Carlson, L.E., et al. (2000). The effects of a mindfulness meditation-based stress reduction program on mood and symptoms of stress in cancer outpatients: 6-month follow-up. Supportive Care in Cancer, 9, 112–123. Full text.
Abstract: The goals of this work were to assess the effects of participation in a mindfulness meditation based stress reduction program on mood disturbance and symptoms of stress in cancer outpatients immediately after and 6 months after program completion. A convenience sample of eligible cancer patients were enrolled after they had given informed consent. All patients completed the Profile of Mood States (POMS) and Symptoms of Stress Inventory (SOSI) both before and after the intervention and 6 months later.
The intervention consisted of a mindfulness meditation group lasting 1.5 h each week for 7 weeks, plus daily home meditation practice. A total of 89 patients, average age 51, provided pre-intervention data. Eighty patients provided post-intervention data, and 54 completed the 6-month follow-up. The participants were heterogeneous with respect to type and stage of cancer.
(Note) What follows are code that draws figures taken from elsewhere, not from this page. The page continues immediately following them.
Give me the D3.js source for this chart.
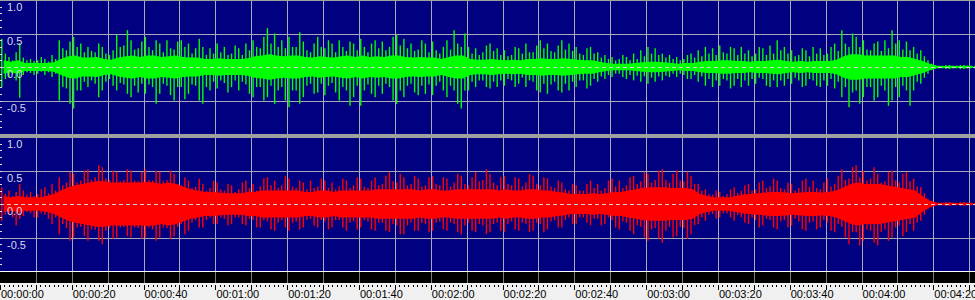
<!DOCTYPE html>
<html lang="en">
  <head>
    <meta charset="utf-8">
    <script src="https://d3js.org/d3.v7.min.js"></script>
    <style>
      body {margin: 0; background: #f0f0f0;}
      svg {display: block;}
      .ylab {font: 11px "Liberation Sans", sans-serif; fill: #d8d8e8;}
      .xlab {font: 11px "Liberation Sans", sans-serif; fill: #000;}
    </style>
  </head>
  <body>
    <script type="text/javascript">
      // peaks, one value per second (up / down)
      const greenHi = [
        .42,.20, .15,.10, .22,.36, .14,.10, .12,.09, .10,.15, .12,.08, .18,.12, .40,.28, .25,.38,
        .45,.30, .35,.22, .30,.24, .22,.35, .30,.20, .18,.25, .48,.30, .32,.55, .40,.26, .28,.38,
        .45,.30, .25,.40, .35,.22, .40,.28, .26,.38, .40,.30, .35,.20, .28,.42, .30,.18, .28,.20,
        .35,.22, .30,.18, .20,.32, .28,.18, .35,.25, .40,.30, .28,.45, .58,.35, .50,.30, .40,.28,
        .45,.30, .30,.52, .38,.25, .22,.35, .45,.30, .28,.40, .35,.22, .40,.30, .24,.38, .35,.25,
        .42,.30, .22,.35, .40,.28, .38,.25, .30,.45, .48,.32, .42,.28, .35,.24, .26,.40, .35,.22,
        .38,.25, .20,.30, .40,.26, .55,.35, .30,.50, .30,.20, .28,.18, .22,.32, .35,.24, .28,.18,
        .25,.16, .18,.30, .28,.20, .35,.22, .22,.32, .40,.28, .35,.24, .22,.32, .40,.26, .35,.24,
        .30,.20, .18,.28, .30,.20, .22,.14, .18,.12, .15,.10, .12,.18, .15,.10, .20,.12, .25,.16,
        .30,.20, .28,.18, .20,.14, .18,.12, .15,.10, .12,.18, .20,.14, .25,.16, .30,.20, .28,.18,
        .32,.22, .20,.30, .28,.18, .30,.20, .25,.16, .20,.30, .28,.18, .32,.20, .40,.25, .30,.20,
        .25,.16, .18,.28, .25,.16, .30,.20, .28,.18, .20,.30, .35,.24, .55,.35, .30,.50, .45,.30,
        .40,.26, .25,.35, .38,.24, .40,.28, .55,.35, .40,.26, .38,.25, .30,.20, .25,.16, .10,.05,
        .03,.02, .02,.03, .03,.02, .02,.03, .03,.02, .02,.02];
      const greenLo = [
        .30,.18, .15,.10, .20,.46, .12,.08, .09,.12, .10,.07, .12,.08, .15,.10, .50,.30, .32,.55,
        .62,.35, .35,.22, .30,.20, .25,.45, .35,.22, .18,.28, .35,.24, .26,.40, .45,.28, .38,.25,
        .40,.26, .30,.55, .40,.25, .28,.42, .50,.30, .30,.48, .40,.26, .28,.50, .55,.30, .35,.22,
        .32,.20, .24,.38, .30,.20, .35,.22, .26,.40, .45,.30, .30,.50, .45,.28, .55,.35, .30,.50,
        .60,.35, .35,.55, .45,.28, .25,.40, .38,.25, .42,.28, .24,.38, .50,.30, .35,.58, .45,.28,
        .58,.35, .26,.40, .45,.28, .40,.25, .30,.50, .55,.35, .45,.28, .25,.38, .42,.28, .40,.26,
        .42,.28, .22,.35, .45,.28, .35,.55, .62,.35, .35,.22, .30,.20, .20,.30, .32,.22, .30,.20,
        .28,.18, .20,.30, .25,.16, .30,.20, .22,.35, .38,.25, .40,.26, .22,.35, .38,.25, .35,.22,
        .30,.20, .20,.32, .28,.18, .22,.14, .18,.12, .15,.10, .10,.15, .18,.12, .20,.13, .22,.14,
        .25,.16, .22,.14, .20,.13, .15,.10, .15,.10, .12,.18, .18,.12, .22,.14, .28,.18, .30,.20,
        .28,.18, .20,.32, .28,.18, .30,.20, .28,.18, .25,.16, .18,.28, .30,.20, .30,.20, .28,.18,
        .25,.16, .20,.30, .28,.18, .20,.28, .30,.20, .28,.18, .32,.22, .45,.30, .60,.38, .35,.55,
        .45,.30, .30,.50, .45,.28, .35,.58, .50,.30, .45,.28, .35,.58, .35,.22, .25,.16, .10,.05,
        .03,.02, .02,.03, .03,.02, .02,.03, .03,.02, .02,.02];
      const redHi = [
        .25,.15, .20,.12, .18,.30, .20,.14, .18,.12, .15,.22, .25,.16, .30,.20, .40,.28, .32,.48,
        .45,.32, .35,.50, .52,.36, .40,.58, .55,.38, .36,.50, .48,.34, .36,.52, .50,.35, .34,.48,
        .52,.36, .35,.50, .48,.34, .36,.50, .45,.30, .28,.40, .35,.24, .26,.38, .30,.20, .24,.35,
        .32,.22, .20,.30, .28,.18, .22,.32, .35,.24, .30,.20, .26,.38, .40,.28, .35,.24, .28,.42,
        .38,.26, .24,.35, .32,.22, .35,.24, .26,.38, .35,.24, .32,.22, .26,.38, .35,.24, .28,.40,
        .38,.26, .24,.35, .40,.28, .30,.42, .48,.34, .32,.45, .40,.28, .30,.42, .38,.26, .28,.40,
        .42,.30, .28,.40, .38,.26, .32,.45, .42,.30, .28,.40, .48,.34, .36,.52, .45,.32, .28,.40,
        .42,.30, .28,.40, .38,.26, .32,.45, .42,.30, .28,.40, .38,.26, .24,.35, .32,.22, .20,.30,
        .28,.20, .20,.30, .35,.24, .30,.20, .24,.35, .38,.26, .35,.24, .28,.40, .42,.30, .34,.48,
        .45,.32, .36,.50, .52,.36, .32,.45, .50,.35, .34,.48, .42,.30, .30,.20, .22,.15, .14,.20,
        .18,.12, .15,.22, .25,.16, .20,.28, .30,.20, .22,.32, .35,.24, .26,.38, .35,.24, .22,.32,
        .30,.20, .24,.35, .38,.26, .35,.24, .22,.32, .38,.26, .30,.42, .52,.36, .38,.55, .58,.40,
        .50,.35, .38,.55, .45,.32, .34,.48, .50,.35, .32,.45, .48,.34, .38,.26, .25,.16, .08,.05,
        .03,.02, .02,.03, .03,.02, .02,.03, .03,.02, .02,.02];
      const redLo = [
        .25,.16, .14,.20, .32,.22, .18,.12, .14,.20, .20,.14, .16,.22, .30,.20, .45,.30, .36,.55,
        .50,.35, .34,.48, .55,.38, .38,.55, .60,.40, .36,.52, .50,.35, .34,.48, .50,.35, .36,.52,
        .50,.35, .38,.55, .50,.35, .36,.52, .48,.34, .30,.45, .40,.28, .24,.35, .35,.24, .20,.30,
        .30,.20, .22,.32, .30,.20, .20,.30, .32,.22, .24,.35, .35,.24, .26,.38, .40,.28, .24,.35,
        .40,.28, .26,.38, .35,.24, .22,.32, .35,.24, .26,.38, .35,.24, .24,.35, .40,.28, .26,.38,
        .35,.24, .26,.38, .40,.28, .28,.40, .42,.30, .32,.45, .45,.32, .28,.40, .40,.28, .30,.42,
        .40,.28, .26,.38, .40,.28, .30,.42, .45,.32, .28,.40, .42,.30, .32,.45, .42,.30, .28,.40,
        .42,.30, .26,.38, .40,.28, .30,.42, .40,.28, .30,.42, .38,.26, .24,.35, .35,.24, .20,.30,
        .30,.20, .20,.28, .32,.22, .22,.32, .30,.20, .24,.35, .38,.26, .28,.40, .45,.32, .34,.50,
        .55,.38, .36,.52, .58,.40, .34,.50, .48,.34, .36,.52, .45,.32, .30,.20, .25,.16, .15,.22,
        .20,.14, .14,.20, .25,.16, .20,.28, .30,.20, .24,.35, .32,.22, .24,.35, .38,.26, .24,.35,
        .32,.22, .26,.38, .40,.28, .26,.38, .35,.24, .28,.40, .42,.30, .34,.50, .60,.42, .42,.62,
        .55,.38, .40,.58, .62,.42, .38,.55, .50,.35, .32,.48, .42,.30, .40,.28, .25,.16, .08,.05,
        .03,.02, .02,.03, .03,.02, .02,.03, .03,.02, .02,.02];

      // dense body of the signal, one value per 2 seconds
      const greenCore = [.10,.08,.10,.06,.06,.06,.06,.07,.12,.16,.17,.14,.14,.15,.12,.11,.14,.16,.17,.15,
        .17,.17,.15,.16,.17,.15,.14,.14,.12,.12,.13,.12,.12,.12,.13,.16,.17,.19,.17,.16,
        .17,.17,.15,.14,.16,.15,.14,.16,.17,.15,.17,.15,.16,.15,.17,.17,.15,.14,.15,.14,
        .14,.12,.15,.17,.17,.12,.11,.11,.12,.11,.10,.11,.10,.12,.12,.13,.12,.12,.13,.12,
        .11,.10,.10,.08,.06,.05,.05,.05,.06,.07,.08,.08,.07,.06,.05,.06,.06,.08,.09,.09,
        .10,.10,.09,.09,.08,.09,.09,.10,.11,.09,.08,.09,.08,.09,.09,.09,.11,.16,.19,.19,
        .17,.17,.17,.17,.17,.15,.15,.12,.09,.05,.02,.015,.02,.015,.02,.015];
      const redCore = [.12,.10,.12,.10,.10,.10,.12,.15,.20,.25,.28,.30,.32,.34,.34,.32,.32,.32,.32,.32,
        .33,.32,.30,.32,.30,.26,.22,.20,.18,.18,.17,.16,.16,.16,.18,.18,.20,.20,.20,.20,
        .20,.20,.18,.18,.20,.20,.18,.20,.20,.20,.20,.20,.22,.22,.22,.22,.22,.22,.20,.22,
        .22,.20,.20,.22,.22,.22,.22,.22,.22,.20,.22,.20,.20,.22,.22,.20,.20,.18,.17,.15,
        .15,.15,.16,.15,.16,.18,.18,.20,.22,.24,.25,.25,.25,.24,.24,.24,.22,.15,.12,.10,
        .10,.10,.12,.14,.15,.16,.17,.18,.18,.17,.16,.17,.18,.18,.17,.18,.20,.25,.30,.32,
        .30,.30,.30,.28,.26,.24,.22,.20,.12,.05,.02,.015,.02,.015,.02,.015];

      // axis ticks
      const yTicks = [1.0, 0.5, 0.0, -0.5];
      const timeLabels = ["00:00:00","00:00:20","00:00:40","00:01:00","00:01:20","00:01:40","00:02:00",
        "00:02:20","00:02:40","00:03:00","00:03:20","00:03:40","00:04:00","00:04:20"];

      const w = 975;
      const h = 300;

      const svg = d3.select("body").append("svg")
          .attr("width", w)
          .attr("height", h);

      const xScale = d3.scaleLinear().domain([0, 271.6]).range([0, w]);

      // two channel panels
      const panels = [
        {top: 0, bottom: 134, hi: greenHi, lo: greenLo, core: greenCore, color: "#00ff00"},
        {top: 137, bottom: 271, hi: redHi, lo: redLo, core: redCore, color: "#ff0000"}
      ];

      svg.append("rect").attr("x", 0).attr("y", 0).attr("width", w).attr("height", 283).attr("fill", "#a0a0a0");
      svg.append("rect").attr("x", 0).attr("y", 271).attr("width", w).attr("height", 1).attr("fill", "#ffffff");
      svg.append("rect").attr("x", 0).attr("y", 272).attr("width", w).attr("height", 11).attr("fill", "#000000");
      svg.append("rect").attr("x", 0).attr("y", 283).attr("width", w).attr("height", 17).attr("fill", "#f0f0f0");

      panels.forEach(function(p) {
        const yScale = d3.scaleLinear().domain([-1, 1]).range([p.bottom, p.top]);
        const g = svg.append("g");

        g.append("rect")
            .attr("x", 0).attr("y", p.top + 1)
            .attr("width", w).attr("height", p.bottom - p.top - 1)
            .attr("fill", "#000080");

        // horizontal grid
        g.selectAll(".hgrid")
            .data([0.5, -0.5])
            .enter().append("line")
            .attr("x1", 0).attr("x2", w)
            .attr("y1", function(d) { return Math.round(yScale(d)) + 0.5; })
            .attr("y2", function(d) { return Math.round(yScale(d)) + 0.5; })
            .attr("stroke", "#a8a8b8");

        // vertical grid every 10 s
        g.selectAll(".vgrid")
            .data(d3.range(10, 271, 10))
            .enter().append("line")
            .attr("x1", function(d) { return Math.round(xScale(d)) + 0.5; })
            .attr("x2", function(d) { return Math.round(xScale(d)) + 0.5; })
            .attr("y1", p.top + 1).attr("y2", p.bottom)
            .attr("stroke", "#a8a8b8");

        // dense body of the signal
        const area = d3.area()
            .x(function(d, i) { return xScale(i * 2 + 1); })
            .y0(function(d) { return yScale(-d); })
            .y1(function(d) { return yScale(d); });
        g.append("path")
            .datum(p.core)
            .attr("d", area)
            .attr("fill", p.color);

        // peaks, one per second
        g.selectAll(".peak")
            .data(p.hi)
            .enter().append("line")
            .attr("x1", function(d, i) { return xScale(i + 0.5); })
            .attr("x2", function(d, i) { return xScale(i + 0.5); })
            .attr("y1", function(d) { return yScale(d); })
            .attr("y2", function(d, i) { return yScale(-p.lo[i]); })
            .attr("stroke", p.color)
            .attr("stroke-width", 1.4);

        // zero line
        g.append("line")
            .attr("x1", 0).attr("x2", w)
            .attr("y1", Math.round(yScale(0)) + 0.5)
            .attr("y2", Math.round(yScale(0)) + 0.5)
            .attr("stroke", "#d0d0d0")
            .attr("stroke-dasharray", "4,3");

        // left minor ticks
        g.selectAll(".ltick")
            .data(d3.range(-9, 10).map(function(d) { return d / 10; }))
            .enter().append("line")
            .attr("x1", 0).attr("x2", 2)
            .attr("y1", function(d) { return Math.round(yScale(d)) + 0.5; })
            .attr("y2", function(d) { return Math.round(yScale(d)) + 0.5; })
            .attr("stroke", "#e0e0e0");

        g.selectAll(".ylab")
            .data(yTicks)
            .enter().append("text")
            .attr("class", "ylab")
            .attr("x", 7)
            .attr("y", function(d) { return yScale(d) + 11; })
            .text(function(d) { return d.toFixed(1); });
      });

      // gridlines through the black band
      svg.selectAll(".bgrid")
          .data(d3.range(10, 271, 10))
          .enter().append("line")
          .attr("x1", function(d) { return Math.round(xScale(d)) + 0.5; })
          .attr("x2", function(d) { return Math.round(xScale(d)) + 0.5; })
          .attr("y1", 272).attr("y2", 283)
          .attr("stroke", "#808080");

      // time axis
      const axis = svg.append("g");
      axis.selectAll(".minor")
          .data(d3.range(0, 272, 1.25))
          .enter().append("line")
          .attr("x1", function(d) { return Math.round(xScale(d)) + 0.5; })
          .attr("x2", function(d) { return Math.round(xScale(d)) + 0.5; })
          .attr("y1", 285)
          .attr("y2", function(d) { return d % 10 === 0 ? 290 : 287; })
          .attr("stroke", "#000");

      axis.selectAll(".xlab")
          .data(timeLabels)
          .enter().append("text")
          .attr("class", "xlab")
          .attr("x", function(d, i) { return xScale(i * 20) + 1; })
          .attr("y", 298)
          .text(function(d) { return d; });
    </script>
  </body>
</html>
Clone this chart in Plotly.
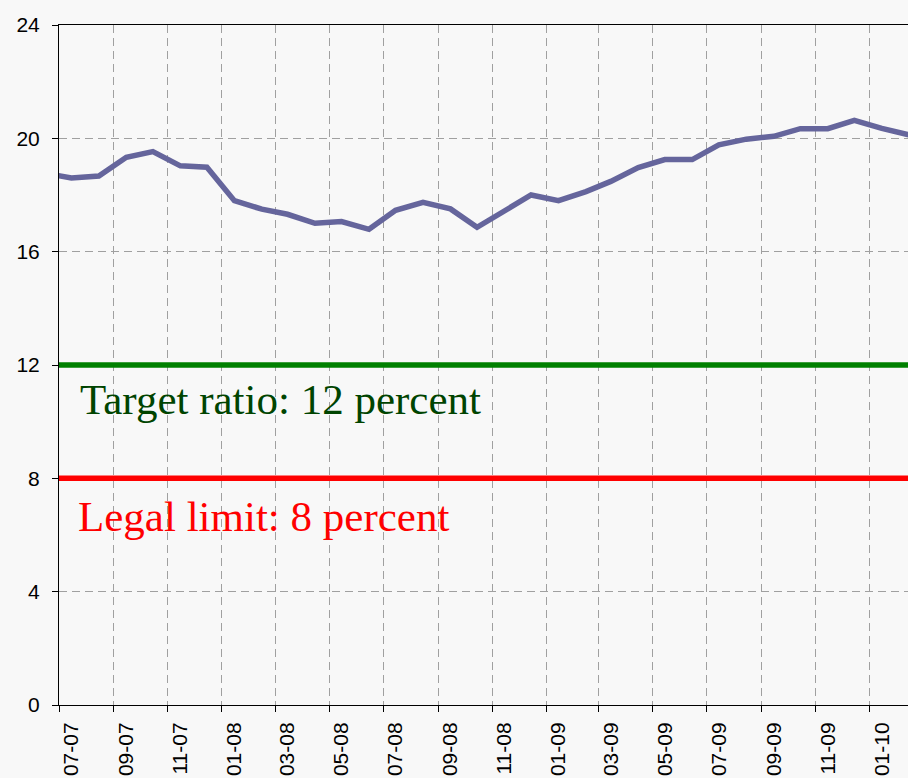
import plotly.graph_objects as go

# Monthly capital ratio (percent), observations dated mid-month
months = [
    "2007-06-15", "2007-07-15", "2007-08-15", "2007-09-15", "2007-10-15", "2007-11-15", "2007-12-15",
    "2008-01-15", "2008-02-15", "2008-03-15", "2008-04-15", "2008-05-15", "2008-06-15",
    "2008-07-15", "2008-08-15", "2008-09-15", "2008-10-15", "2008-11-15", "2008-12-15",
    "2009-01-15", "2009-02-15", "2009-03-15", "2009-04-15", "2009-05-15", "2009-06-15",
    "2009-07-15", "2009-08-15", "2009-09-15", "2009-10-15", "2009-11-15", "2009-12-15",
    "2010-01-15", "2010-02-15",
]
ratio = [
    18.77, 18.60, 18.67, 19.33, 19.53, 19.03, 18.98,
    17.80, 17.50, 17.32, 17.00, 17.06, 16.79,
    17.46, 17.74, 17.51, 16.86, 17.46, 18.00,
    17.80, 18.12, 18.48, 18.97, 19.25, 19.25,
    19.77, 19.97, 20.07, 20.34, 20.34, 20.63,
    20.35, 20.12,
]

# Reference levels
TARGET_RATIO = 12
LEGAL_LIMIT = 8

# Tick marks / grid at the start of every second month, labels centred on the month
grid_months = [
    "2007-07-01", "2007-09-01", "2007-11-01", "2008-01-01", "2008-03-01", "2008-05-01",
    "2008-07-01", "2008-09-01", "2008-11-01", "2009-01-01", "2009-03-01", "2009-05-01",
    "2009-07-01", "2009-09-01", "2009-11-01", "2010-01-01",
]
label_months = [
    "2007-07-15", "2007-09-15", "2007-11-15", "2008-01-15", "2008-03-15", "2008-05-15",
    "2008-07-15", "2008-09-15", "2008-11-15", "2009-01-15", "2009-03-15", "2009-05-15",
    "2009-07-15", "2009-09-15", "2009-11-15", "2010-01-15",
]
tick_labels = [
    "07-07", "09-07", "11-07", "01-08", "03-08", "05-08", "07-08", "09-08",
    "11-08", "01-09", "03-09", "05-09", "07-09", "09-09", "11-09", "01-10",
]

BG = "#f8f8f8"
GRID = "#a0a0a0"

fig = go.Figure()

fig.add_trace(go.Scatter(
    x=months, y=ratio, mode="lines",
    line=dict(color="#65659c", width=5.5),
    hoverinfo="x+y", showlegend=False,
))

fig.add_shape(type="line", xref="paper", x0=0, x1=1, yref="y",
              y0=TARGET_RATIO, y1=TARGET_RATIO,
              line=dict(color="#008000", width=5.5))
fig.add_shape(type="line", xref="paper", x0=0, x1=1, yref="y",
              y0=LEGAL_LIMIT, y1=LEGAL_LIMIT,
              line=dict(color="#ff0000", width=5.5))

fig.add_annotation(
    text=f"Target ratio: {TARGET_RATIO} percent",
    xref="paper", x=0.022, xanchor="left",
    yref="y", y=TARGET_RATIO - 1.2, yanchor="middle",
    showarrow=False,
    font=dict(family="Liberation Serif", size=43, color="#004400"),
)
fig.add_annotation(
    text=f"Legal limit: {LEGAL_LIMIT} percent",
    xref="paper", x=0.020, xanchor="left",
    yref="y", y=LEGAL_LIMIT - 1.35, yanchor="middle",
    showarrow=False,
    font=dict(family="Liberation Serif", size=43, color="#ff0000"),
)

fig.update_layout(
    width=908, height=778,
    margin=dict(l=59, r=0, t=25, b=73),
    paper_bgcolor=BG, plot_bgcolor=BG,
    font=dict(family="Liberation Sans, Arial", size=21, color="#000000"),
)

fig.update_xaxes(
    type="date",
    range=["2007-07-01", "2010-02-13 14:00"],
    tickmode="array", tickvals=label_months, ticktext=tick_labels,
    tickangle=-90, ticks="", showgrid=False,
    ticklabelstandoff=8,
    tickfont=dict(family="Liberation Sans, Arial", size=21, color="#000000"),
    showline=True, linecolor="#000000", linewidth=1, mirror=True,
    zeroline=False,
    minor=dict(
        tickmode="array", tickvals=grid_months,
        ticks="outside", ticklen=6, tickcolor="#000000", tickwidth=1,
        showgrid=True, gridcolor=GRID, gridwidth=1, griddash="8px,5px",
    ),
)

fig.update_yaxes(
    range=[0, 24], tickmode="linear", tick0=0, dtick=4,
    ticks="outside", ticklen=6, tickcolor="#000000", tickwidth=1,
    ticklabelstandoff=8,
    tickfont=dict(family="Liberation Sans, Arial", size=21, color="#000000"),
    showgrid=True, gridcolor=GRID, gridwidth=1, griddash="8px,5px",
    showline=True, linecolor="#000000", linewidth=1,
    zeroline=False,
)

fig.write_html("out.html")
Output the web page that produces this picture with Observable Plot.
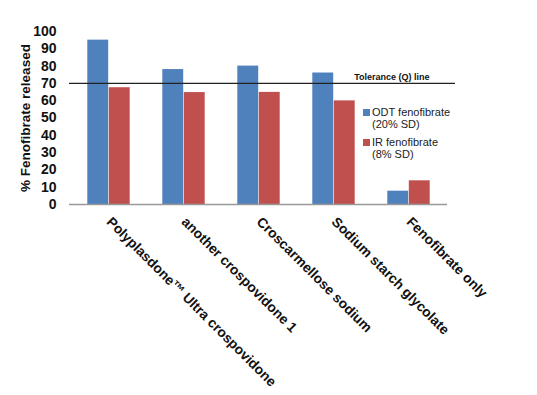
<!DOCTYPE html>
<html>
<head>
<meta charset="utf-8">
<script src="https://cdn.jsdelivr.net/npm/d3@7"></script>
<script src="https://cdn.jsdelivr.net/npm/@observablehq/plot@0.6"></script>
<style>
  html, body { margin: 0; padding: 0; background: #fff; }
  #chart { position: relative; width: 537px; height: 395px; font-family: "Liberation Sans", Arial, sans-serif; }
  #legend { position: absolute; left: 363px; top: 106px; font-size: 11px; line-height: 12px; color: #222; }
  .item { display: flex; align-items: flex-start; margin-bottom: 6px; }
  .sw { width: 7px; height: 7px; margin-top: 3px; margin-right: 2px; flex: none; }
</style>
</head>
<body>
<div id="chart"><div id="legend"></div></div>
<script>
const categories = ["Polyplasdone™ Ultra crospovidone", "another crospovidone 1", "Croscarmellose sodium", "Sodium starch glycolate", "Fenofibrate only"];
const seriesNames = ["ODT fenofibrate", "IR fenofibrate"];
const seriesNotes = ["(20% SD)", "(8% SD)"];
const odtValues = [95, 78, 80, 76, 7.7];
const irValues = [67.5, 64.7, 64.8, 59.9, 13.7];
const yTicks = [0, 10, 20, 30, 40, 50, 60, 70, 80, 90, 100];
const tolerance = [{value: 70, label: "Tolerance (Q) line"}];
const yTitle = ["% Fenofibrate released"];
const colors = ["#4F81BD", "#C0504D"];

const odt = categories.map((c, i) => ({category: c, series: seriesNames[0], value: odtValues[i]}));
const ir = categories.map((c, i) => ({category: c, series: seriesNames[1], value: irValues[i]}));

const plot = Plot.plot({
  width: 537,
  height: 395,
  marginLeft: 69,
  marginTop: 31,
  marginBottom: 191,
  marginRight: 82,
  style: {fontFamily: "'Liberation Sans', Arial, sans-serif", background: "transparent"},
  x: {domain: categories, padding: 0, insetRight: 8},
  y: {domain: [0, 100]},
  color: {domain: seriesNames, range: colors},
  marks: [
    Plot.barY(odt, {x: "category", y: "value", fill: "series", insetLeft: 16.3, insetRight: 37.8}),
    Plot.barY(ir, {x: "category", y: "value", fill: "series", insetLeft: 37.8, insetRight: 16.3}),
    Plot.ruleY([0], {stroke: "#999", strokeWidth: 1.5, insetRight: 8}),
    Plot.ruleY(tolerance, {y: "value", stroke: "#222", strokeWidth: 1.3}),
    Plot.text(tolerance, {y: "value", text: "label", frameAnchor: "right", textAnchor: "end", dx: -26, dy: -6, fontWeight: "bold", fontSize: 9, fill: "#111"}),
    Plot.axisY({ticks: yTicks, tickSize: 0, tickPadding: 13, fontSize: 14, fontWeight: "bold", label: null, line: true, stroke: "#999", fill: "#111"}),
    Plot.axisX({tickSize: 0, tickRotate: 45, tickPadding: 15, fontSize: 13.8, fontWeight: "bold", label: null, fill: "#111", textOverflow: null, lineWidth: Infinity}),
    Plot.text(yTitle, {frameAnchor: "left", textAnchor: "middle", rotate: -90, dx: -44, fontWeight: "bold", fontSize: 13.5, fill: "#111"})
  ]
});
document.getElementById("chart").prepend(plot);

const legend = document.getElementById("legend");
seriesNames.forEach((s, i) => {
  const item = document.createElement("div");
  item.className = "item";
  item.innerHTML = `<div class="sw" style="background:${colors[i]}"></div><div>${s}<br>${seriesNotes[i]}</div>`;
  legend.appendChild(item);
});
</script>
</body>
</html>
Patients’ scores decreased significantly from before to after the intervention on the POMS and SOSI total scores and most subscales, indicating less mood disturbance and fewer symptoms of stress, and these improvements were maintained at the 6-month follow-up. More advanced stages of cancer were associated with less initial mood disturbance, while more home practice and higher initial POMS scores predicted improvements on the POMS between the pre- and post-intervention scores. Female gender and more education were associated with higher initial SOSI scores, and improvements on the SOSI were predicted by more education and greater initial mood disturbance.